## What is asked
Take the lines from the beginning of the material through the line containing "plt.rcParams['font.family'] = ['Liberation" and retype them exactly, leaving the pictures out.

## Information supplied
[BEGIN]
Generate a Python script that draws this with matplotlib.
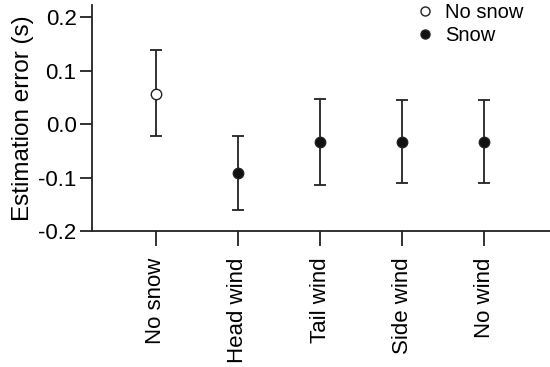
import matplotlib
matplotlib.use("Agg")
import matplotlib.pyplot as plt
from matplotlib.lines import Line2D

categories = ["No snow", "Head wind", "Tail wind", "Side wind", "No wind"]
means = [0.057, -0.092, -0.034, -0.034, -0.033]
upper = [0.138, -0.023, 0.047, 0.044, 0.044]
lower = [-0.022, -0.160, -0.114, -0.110, -0.110]
snow = [False, True, True, True, True]
yticks = [-0.2, -0.1, 0.0, 0.1, 0.2]
ytick_labels = ["-0.2", "-0.1", "0.0", "0.1", "0.2"]

plt.rcParams['font.family'] = ['Liberation Sans', 'DejaVu Sans']

fig = plt.figure(figsize=(5.5, 3.67), dpi=100)
ax = fig.add_axes([0.167, 0.3706, 0.833, 0.615])

for i, (m, u, l, s) in enumerate(zip(means, upper, lower, snow)):
    ax.errorbar([i], [m], yerr=[[m - l], [u - m]], fmt='none', ecolor='#222222',
                elinewidth=1.3, capsize=4.5, capthick=1.3, zorder=2)
    ax.plot([i], [m], marker='o', markersize=7.5, markeredgewidth=1.0,
            markeredgecolor='#222222', markerfacecolor='#111111' if s else 'white',
            linestyle='none', zorder=3)

ax.set_xlim(-0.78, 4.8)
ax.set_ylim(-0.2, 0.222)
ax.set_xticks(range(len(categories)))
ax.set_xticklabels(categories, rotation=90, fontsize=16)
ax.set_yticks(yticks)
ax.set_yticklabels(ytick_labels, fontsize=16)
ax.set_ylabel("Estimation error (s)", fontsize=17.5, labelpad=3)

for side in ['top', 'right']:
    ax.spines[side].set_visible(False)
for side in ['left', 'bottom']:
    ax.spines[side].set_linewidth(1.3)
    ax.spines[side].set_color('#222222')
ax.tick_params(axis='y', length=9, width=1.3, color='#222222', pad=2)
ax.tick_params(axis='x', length=11, width=1.3, color='#222222', pad=8)

handles = [
    Line2D([], [], marker='o', linestyle='none', markersize=6.5, markerfacecolor='white',
           markeredgecolor='#222222', markeredgewidth=1.0, label='No snow'),
    Line2D([], [], marker='o', linestyle='none', markersize=6.5, markerfacecolor='#111111',
           markeredgecolor='#222222', markeredgewidth=1.0, label='Snow'),
]
ax.legend(handles=handles, loc='upper right', bbox_to_anchor=(0.969, 1.065), frameon=False,
          fontsize=14.5, handletextpad=0.5, labelspacing=0.2, handlelength=1.0,
          borderaxespad=0.2)

fig.savefig("out.png", dpi=100)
[END]
## Solution to the exercise
Generate a Python script that draws this with matplotlib.
import matplotlib
matplotlib.use("Agg")
import matplotlib.pyplot as plt
from matplotlib.lines import Line2D

categories = ["No snow", "Head wind", "Tail wind", "Side wind", "No wind"]
means = [0.057, -0.092, -0.034, -0.034, -0.033]
upper = [0.138, -0.023, 0.047, 0.044, 0.044]
lower = [-0.022, -0.160, -0.114, -0.110, -0.110]
snow = [False, True, True, True, True]
yticks = [-0.2, -0.1, 0.0, 0.1, 0.2]
ytick_labels = ["-0.2", "-0.1", "0.0", "0.1", "0.2"]

plt.rcParams['font.family'] = ['Liberation Sans', 'DejaVu Sans']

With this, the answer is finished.